Stored items
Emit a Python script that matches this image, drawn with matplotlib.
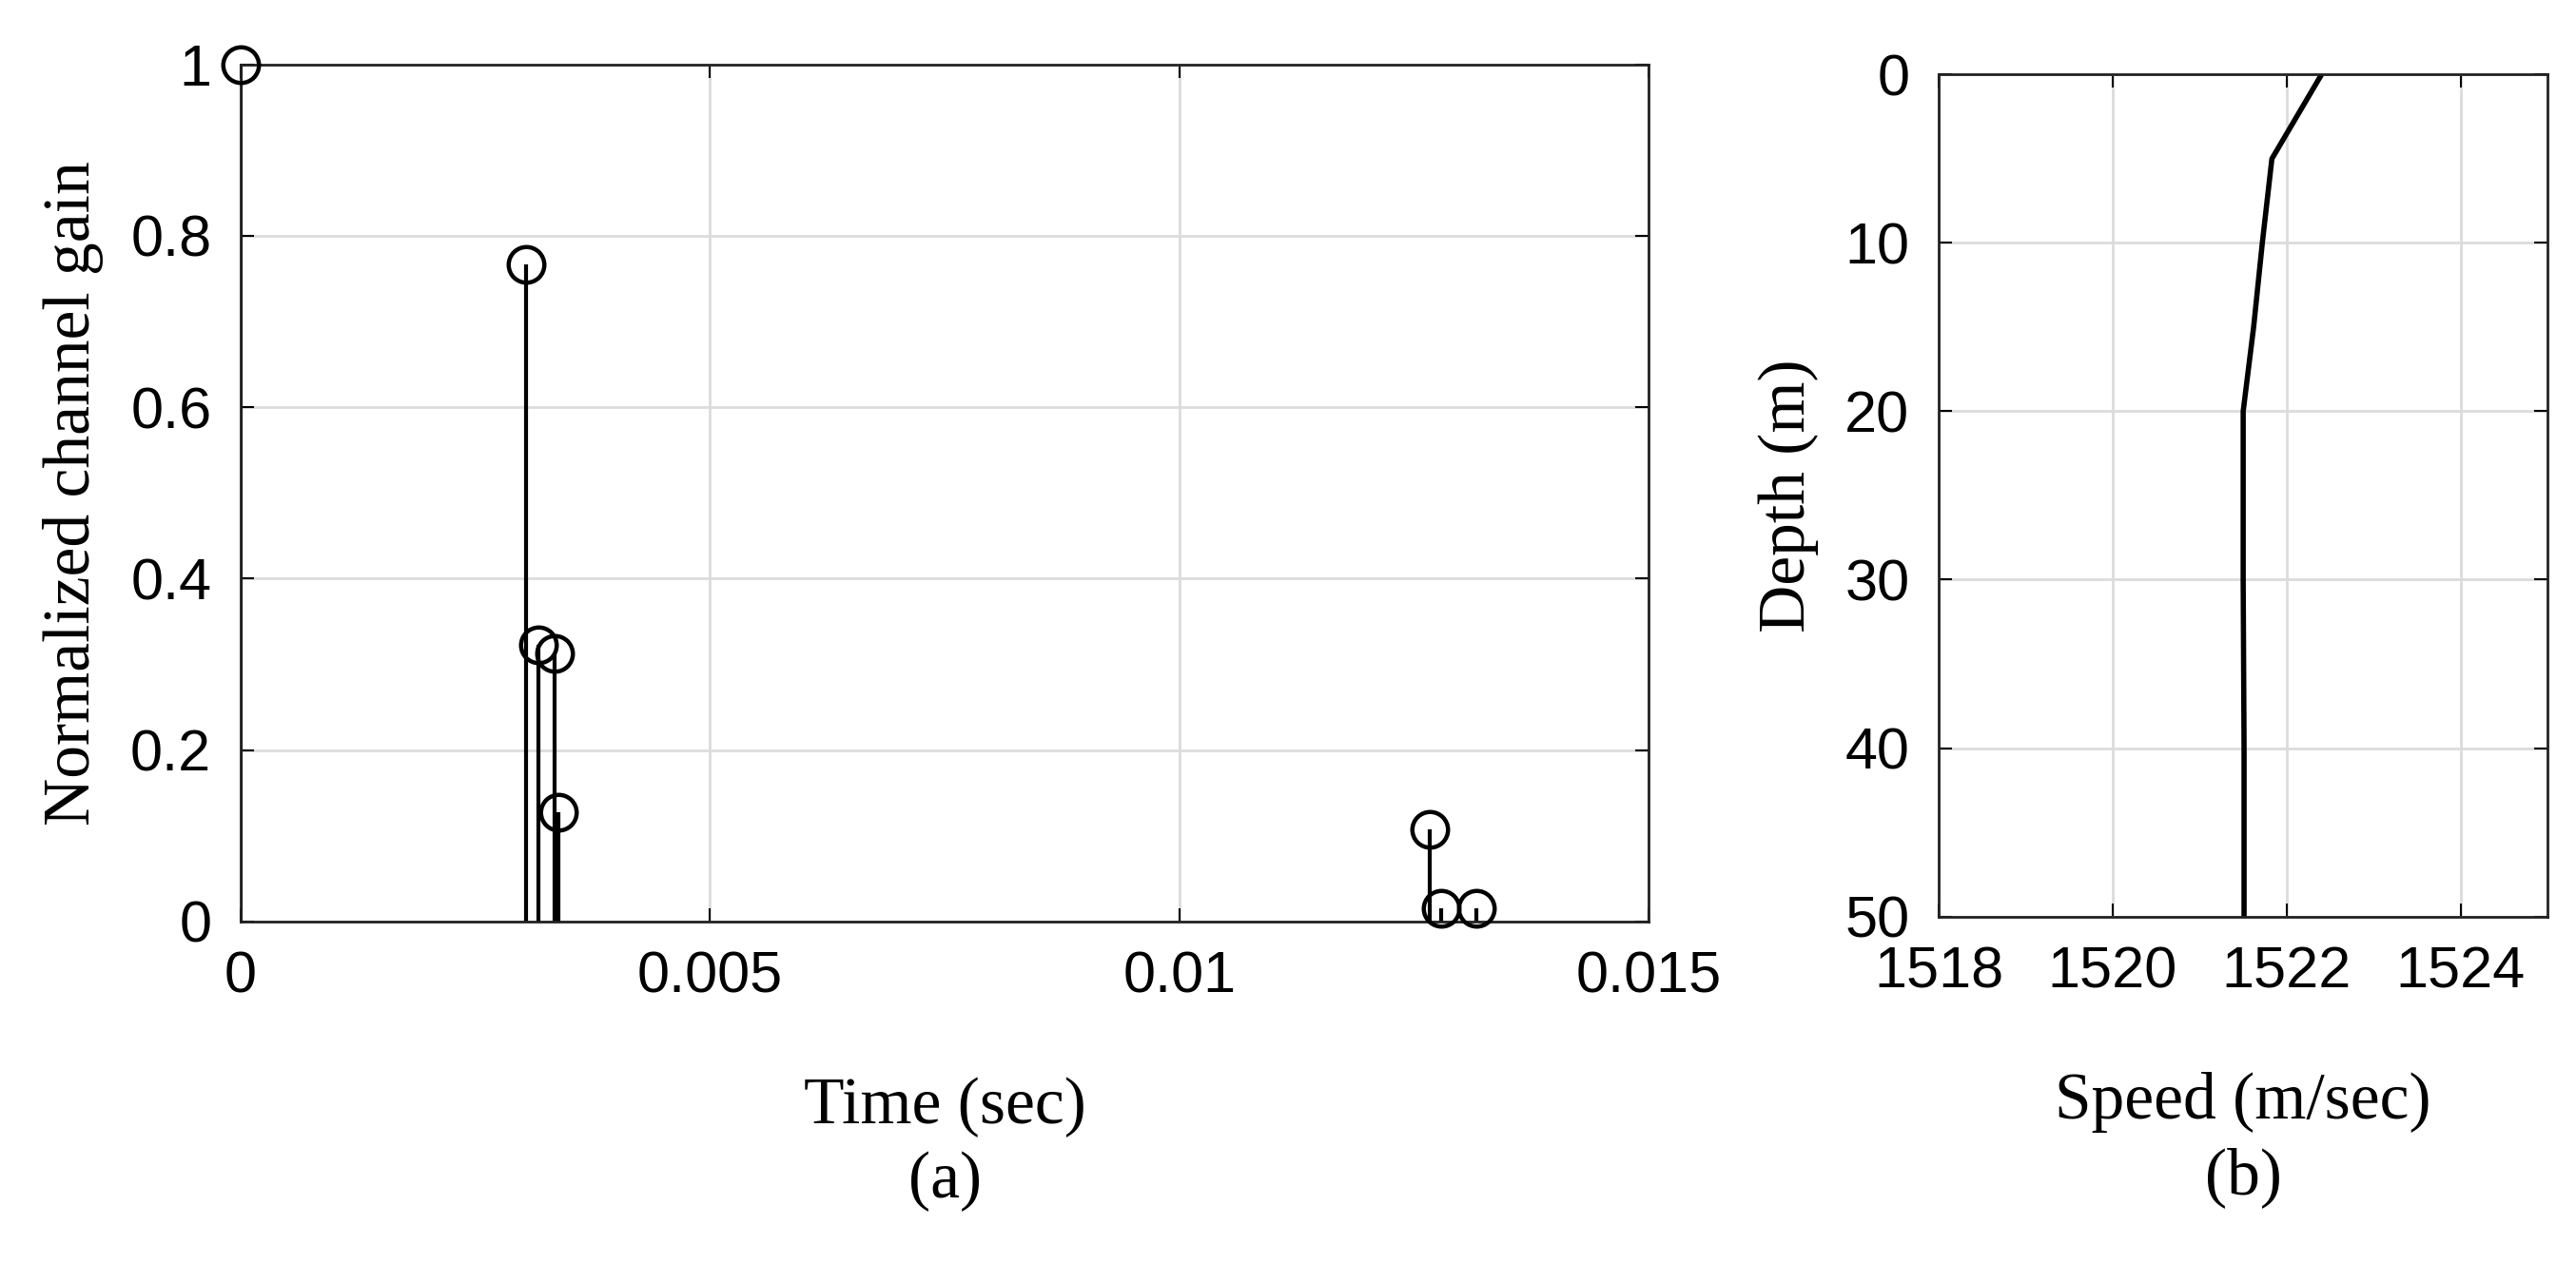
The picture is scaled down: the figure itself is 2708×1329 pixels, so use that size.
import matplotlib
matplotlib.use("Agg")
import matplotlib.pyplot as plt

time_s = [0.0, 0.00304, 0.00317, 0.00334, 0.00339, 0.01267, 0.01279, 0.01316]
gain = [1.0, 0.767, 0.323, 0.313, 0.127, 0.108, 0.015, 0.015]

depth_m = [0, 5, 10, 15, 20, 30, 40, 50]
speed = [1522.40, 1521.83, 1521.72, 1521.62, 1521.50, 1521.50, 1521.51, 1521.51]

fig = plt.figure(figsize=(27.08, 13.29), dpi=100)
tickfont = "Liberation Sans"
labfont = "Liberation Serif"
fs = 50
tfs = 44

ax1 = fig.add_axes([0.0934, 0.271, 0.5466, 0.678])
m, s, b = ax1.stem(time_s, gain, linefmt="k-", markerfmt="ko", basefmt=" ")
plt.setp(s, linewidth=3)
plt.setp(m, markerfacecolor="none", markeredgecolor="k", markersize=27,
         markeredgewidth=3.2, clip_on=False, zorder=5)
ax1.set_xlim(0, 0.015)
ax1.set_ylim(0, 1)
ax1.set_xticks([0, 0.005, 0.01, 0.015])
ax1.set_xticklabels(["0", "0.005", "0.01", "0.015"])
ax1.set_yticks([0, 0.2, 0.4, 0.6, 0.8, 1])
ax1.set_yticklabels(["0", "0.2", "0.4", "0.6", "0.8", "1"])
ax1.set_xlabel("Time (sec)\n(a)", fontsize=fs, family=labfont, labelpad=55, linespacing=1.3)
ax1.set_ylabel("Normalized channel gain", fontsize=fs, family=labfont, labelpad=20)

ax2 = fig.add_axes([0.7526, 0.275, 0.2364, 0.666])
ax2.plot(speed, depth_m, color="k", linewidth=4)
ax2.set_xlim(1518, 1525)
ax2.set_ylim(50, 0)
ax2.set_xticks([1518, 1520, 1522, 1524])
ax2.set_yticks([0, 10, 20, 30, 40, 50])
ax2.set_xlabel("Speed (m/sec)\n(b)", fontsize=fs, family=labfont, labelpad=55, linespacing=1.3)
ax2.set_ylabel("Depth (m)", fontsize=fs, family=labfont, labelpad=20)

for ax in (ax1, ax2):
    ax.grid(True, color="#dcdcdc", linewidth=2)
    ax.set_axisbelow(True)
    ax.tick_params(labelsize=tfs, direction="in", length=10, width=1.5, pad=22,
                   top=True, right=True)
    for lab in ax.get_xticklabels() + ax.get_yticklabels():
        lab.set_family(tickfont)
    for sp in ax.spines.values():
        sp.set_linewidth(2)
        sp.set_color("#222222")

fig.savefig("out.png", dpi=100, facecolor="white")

* * *

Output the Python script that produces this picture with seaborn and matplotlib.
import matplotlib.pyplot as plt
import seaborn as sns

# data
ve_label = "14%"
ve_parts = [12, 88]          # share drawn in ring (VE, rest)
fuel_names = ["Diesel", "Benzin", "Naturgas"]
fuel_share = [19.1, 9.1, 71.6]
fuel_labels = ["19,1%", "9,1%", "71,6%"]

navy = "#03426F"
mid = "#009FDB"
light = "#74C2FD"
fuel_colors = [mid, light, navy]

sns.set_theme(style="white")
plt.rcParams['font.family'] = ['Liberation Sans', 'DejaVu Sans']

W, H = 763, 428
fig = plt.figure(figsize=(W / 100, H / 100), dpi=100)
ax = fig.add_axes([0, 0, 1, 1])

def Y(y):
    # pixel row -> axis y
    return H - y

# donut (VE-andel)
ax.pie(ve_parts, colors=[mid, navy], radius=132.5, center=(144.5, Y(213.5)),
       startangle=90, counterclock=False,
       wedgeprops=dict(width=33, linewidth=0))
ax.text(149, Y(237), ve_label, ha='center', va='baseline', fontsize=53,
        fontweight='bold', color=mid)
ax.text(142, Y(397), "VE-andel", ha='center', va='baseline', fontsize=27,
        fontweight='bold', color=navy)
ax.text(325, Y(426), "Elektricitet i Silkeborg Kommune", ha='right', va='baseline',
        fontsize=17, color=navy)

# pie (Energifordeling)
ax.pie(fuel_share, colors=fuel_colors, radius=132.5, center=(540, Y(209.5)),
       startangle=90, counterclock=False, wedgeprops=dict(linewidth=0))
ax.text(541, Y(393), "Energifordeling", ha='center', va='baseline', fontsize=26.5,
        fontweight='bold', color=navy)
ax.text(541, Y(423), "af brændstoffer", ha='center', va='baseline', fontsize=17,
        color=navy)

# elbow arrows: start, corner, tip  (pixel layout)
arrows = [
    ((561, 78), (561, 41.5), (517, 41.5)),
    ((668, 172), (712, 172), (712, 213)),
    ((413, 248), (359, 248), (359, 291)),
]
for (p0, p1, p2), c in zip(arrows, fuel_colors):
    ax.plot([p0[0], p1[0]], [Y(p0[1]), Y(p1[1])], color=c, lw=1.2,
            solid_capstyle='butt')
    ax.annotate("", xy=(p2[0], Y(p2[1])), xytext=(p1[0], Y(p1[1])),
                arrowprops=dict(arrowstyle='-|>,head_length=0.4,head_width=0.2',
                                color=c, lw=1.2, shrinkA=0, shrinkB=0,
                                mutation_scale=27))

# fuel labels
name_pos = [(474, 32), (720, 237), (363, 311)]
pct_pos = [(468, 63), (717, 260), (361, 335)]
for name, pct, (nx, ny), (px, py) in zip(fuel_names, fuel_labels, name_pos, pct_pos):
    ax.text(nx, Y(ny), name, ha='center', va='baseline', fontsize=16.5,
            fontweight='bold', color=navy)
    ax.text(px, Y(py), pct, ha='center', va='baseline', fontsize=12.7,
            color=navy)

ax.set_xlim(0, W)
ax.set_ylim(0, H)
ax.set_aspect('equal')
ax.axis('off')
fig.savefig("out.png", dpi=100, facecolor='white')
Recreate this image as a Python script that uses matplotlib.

#### [WORK TO DO]
Pick out every line of the listing containing the word "seaborn", and show those lines.

#### [ANSWER TO THE EXERCISE]
Output the Python script that produces this picture with seaborn and matplotlib.
import seaborn as sns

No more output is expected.